A quel punto si fece attrarre dalla corsa all’ora,
prima nello Stato di Washington, poi lungo il fiume Klondike, nello Yukon, nel
Nord-Ovest del Canada, ai confini con l’Alaska, là dove fece fortuna Zio
Paperone. Frederick, però, non cercò mai l’oro: esercitava il suo spirito d’imprenditore
e uomo d’affari in vari modi, gestiva ristoranti e alberghi, spesso veri e
propri bordelli, nelle località che nascevano e morivano con la febbre
dell’oro; comprava, affittava e vendeva immobili e terreni.
Venne pure eletto
giudice di pace. Là dove un sacco di gente si rovinava, o restava senza un
soldo, esattamente com’era arrivata, lui s’arricchiva.

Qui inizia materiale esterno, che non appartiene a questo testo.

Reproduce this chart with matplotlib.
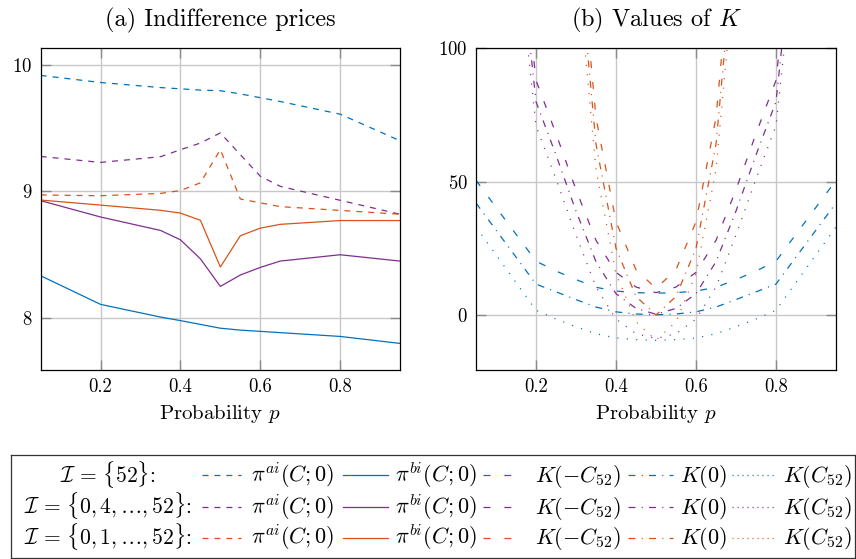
import matplotlib
matplotlib.use("Agg")
import matplotlib.pyplot as plt
from matplotlib.lines import Line2D

plt.rcParams['font.family'] = ['cmr10', 'DejaVu Serif']
plt.rcParams['mathtext.fontset'] = 'cm'
plt.rcParams['axes.unicode_minus'] = False
plt.rcParams['axes.formatter.use_mathtext'] = True
plt.rcParams['lines.scale_dashes'] = False

# ---------------- data ----------------
p_prices = [0.05, 0.2, 0.35, 0.4, 0.45, 0.5, 0.55, 0.6, 0.65, 0.8, 0.95]
ask_52 = [9.916, 9.86, 9.82, 9.81, 9.80, 9.795, 9.77, 9.74, 9.71, 9.61, 9.40]
bid_52 = [8.334, 8.108, 8.008, 7.98, 7.95, 7.92, 7.905, 7.895, 7.885, 7.855, 7.80]
ask_4 = [9.276, 9.229, 9.274, 9.329, 9.382, 9.462, 9.29, 9.12, 9.04, 8.93, 8.82]
bid_4 = [8.927, 8.798, 8.692, 8.618, 8.468, 8.25, 8.34, 8.40, 8.45, 8.50, 8.45]
ask_1 = [8.972, 8.966, 8.984, 9.007, 9.068, 9.33, 8.94, 8.91, 8.88, 8.85, 8.82]
bid_1 = [8.932, 8.892, 8.851, 8.829, 8.772, 8.403, 8.65, 8.71, 8.74, 8.77, 8.77]

p_K = [0.05, 0.2, 0.25, 0.3, 0.35, 0.4, 0.45, 0.5, 0.55, 0.6, 0.65, 0.7, 0.75, 0.8, 0.95]
K_neg_52 = [50.5, 20.2, 16.5, 13.3, 10.4, 9.0, 8.4, 8.2, 8.4, 9.0, 10.4, 13.3, 16.5, 20.2, 50.5]
K_zero_52 = [42.0, 11.6, 8.7, 5.8, 3.0, 1.2, 0.4, 0.1, 0.4, 1.2, 3.0, 5.8, 8.7, 11.6, 42.0]
K_pos_52 = [33.0, 1.8, -1.5, -4.4, -7.0, -8.6, -9.2, -9.5, -9.2, -8.6, -7.0, -4.4, -1.5, 1.8, 33.0]
K_neg_4 = [300, 88, 68, 47, 28, 16, 10.5, 8.4, 10.5, 16, 28, 47, 68, 88, 300]
K_zero_4 = [292, 80, 60, 39, 20, 8, 2.5, 0.3, 2.5, 8, 20, 39, 60, 80, 292]
K_pos_4 = [282, 71, 51, 30, 10.5, -1.5, -7.0, -8.8, -7.0, -1.5, 10.5, 30, 51, 71, 282]
K_neg_1 = [900, 420, 260, 156, 74, 35, 17, 10, 17, 35, 74, 156, 260, 420, 900]
K_zero_1 = [890, 410, 250, 146, 64, 25, 7, 0, 7, 25, 64, 146, 250, 410, 890]
K_pos_1 = [880, 400, 240, 136, 54.5, 15.5, -2.5, -9.5, -2.5, 15.5, 54.5, 136, 240, 400, 880]

x_ticks = [0.2, 0.4, 0.6, 0.8]
x_tick_labels = ['0.2', '0.4', '0.6', '0.8']
y_ticks_a = [8, 9, 10]
y_ticks_b = [0, 50, 100]

row_labels = [r'$\mathcal{I}\,=\,\{52\}$:', r'$\mathcal{I}\,=\,\{0,4,\ldots,52\}$:',
              r'$\mathcal{I}\,=\,\{0,1,\ldots,52\}$:']
col_labels = [r'$\pi^{ai}(C;0)$', r'$\pi^{bi}(C;0)$', r'$K(-C_{52})$', r'$K(0)$', r'$K(C_{52})$']

# ---------------- styles ----------------
BLUE = '#0072BD'
PURPLE = '#7E2F8E'
ORANGE = '#D95319'
colors = [BLUE, PURPLE, ORANGE]
LW = 0.9
DASHED = (0, (4.3, 4.3))
SOLID = '-'
LOOSE = (0, (5, 10))
DASHDOT = (0, (5, 4.5, 0.8, 4.5))
DOTTED = (0, (0.8, 6))
DOTTED_LEG = (0, (0.8, 2.8))

W, H = 856, 559
fig = plt.figure(figsize=(W / 100, H / 100), dpi=100)

def px_axes(x0, y0, x1, y1):
    return fig.add_axes([x0 / W, 1 - y1 / H, (x1 - x0) / W, (y1 - y0) / H])

FS_TICK = 13.5
FS_LAB = 15
FS_LEG = 16
FS_ROW = 15.5
FS_TITLE = 17.5

def style(ax):
    ax.set_xlim(0.05, 0.95)
    ax.set_xticks(x_ticks)
    ax.set_xticklabels(x_tick_labels)
    ax.grid(True, color='#c8c8c8', lw=1.0)
    ax.set_axisbelow(True)
    ax.tick_params(direction='in', length=7.5, width=1.0, color='#8a8a8a',
                   top=True, right=True, labelsize=FS_TICK, pad=6)
    for s in ax.spines.values():
        s.set_linewidth(0.9)
    ax.set_xlabel(r'Probability $p$', fontsize=FS_LAB, labelpad=5)

# (a)
ax1 = px_axes(40.7, 48.3, 400, 370)
ax1.plot(p_prices, ask_52, color=BLUE, lw=LW, ls=DASHED)
ax1.plot(p_prices, bid_52, color=BLUE, lw=LW, ls=SOLID)
ax1.plot(p_prices, ask_4, color=PURPLE, lw=LW, ls=DASHED)
ax1.plot(p_prices, bid_4, color=PURPLE, lw=LW, ls=SOLID)
ax1.plot(p_prices, ask_1, color=ORANGE, lw=LW, ls=DASHED)
ax1.plot(p_prices, bid_1, color=ORANGE, lw=LW, ls=SOLID)
ax1.set_ylim(7.59, 10.13)
ax1.set_yticks(y_ticks_a)
style(ax1)
ax1.set_title('(a) Indifference prices', fontsize=FS_TITLE, pad=16)

# (b)
ax2 = px_axes(476, 48.3, 836, 370)
for c, kn, kz, kp in [(BLUE, K_neg_52, K_zero_52, K_pos_52),
                      (PURPLE, K_neg_4, K_zero_4, K_pos_4),
                      (ORANGE, K_neg_1, K_zero_1, K_pos_1)]:
    ax2.plot(p_K, kn, color=c, lw=LW, ls=LOOSE)
    ax2.plot(p_K, kz, color=c, lw=LW, ls=DASHDOT)
    ax2.plot(p_K, kp, color=c, lw=LW, ls=DOTTED)
ax2.set_ylim(-20.6, 100)
ax2.set_yticks(y_ticks_b)
style(ax2)
ax2.set_title(r'(b) Values of $K$', fontsize=FS_TITLE, pad=16)

# legend box
lg = px_axes(10.7, 455, 855, 558)
lg.set_xlim(10.7, 855)
lg.set_ylim(558, 455)
lg.set_xticks([])
lg.set_yticks([])
for s in lg.spines.values():
    s.set_linewidth(0.9)
    s.set_color('#333333')

row_base = [482.5, 513.5, 544.5]
row_mid = [475, 506.5, 537.5]
samples = [((202, 241), DASHED), ((343, 388), SOLID), ((483, 517), LOOSE),
           ((628, 673), DASHDOT), ((732, 777), DOTTED_LEG)]
text_x = [251, 395, 535, 680, 783]
for r in range(3):
    lg.text(108, row_base[r], row_labels[r], ha='center', va='baseline', fontsize=FS_ROW)
    for (xs, ls), tx, lab in zip(samples, text_x, col_labels):
        lg.add_line(Line2D(list(xs), [row_mid[r], row_mid[r]], color=colors[r], lw=LW, ls=ls))
        lg.text(tx, row_base[r], lab, ha='left', va='baseline', fontsize=FS_LEG)

fig.savefig('out.png', dpi=100)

Abbastanza per tornare a Kallstadt nel 1901 con un
discreto gruzzolo: 80 mila marchi, l’equivalente di mezzo milione di dollari
oggi. Mise su famiglia, sposando la figlia del vicino, e l’anno dopo tornò a
New York, installandosi nel Bronx. I Trump tornano ancora a Kallstadt nel 1904:
vogliono restarci, ma la grana del servizio militare non si risolve; ripartono definitivamente
nel 1905.
Stavolta, scelgono il Queens e lì s’insediano: Frederick torna a fare
per un po’ il barbiere, ma poi riprende i suoi traffici, compra, vende,
gestisce hotel. La guerra frena la sua intraprendenza: non tira una buona aria
per gli immigrati tedeschi. Nonno Trump non vedrà la pace: il figlio Fred e il
nipote Donald porteranno avanti, con successo, il suo lavoro.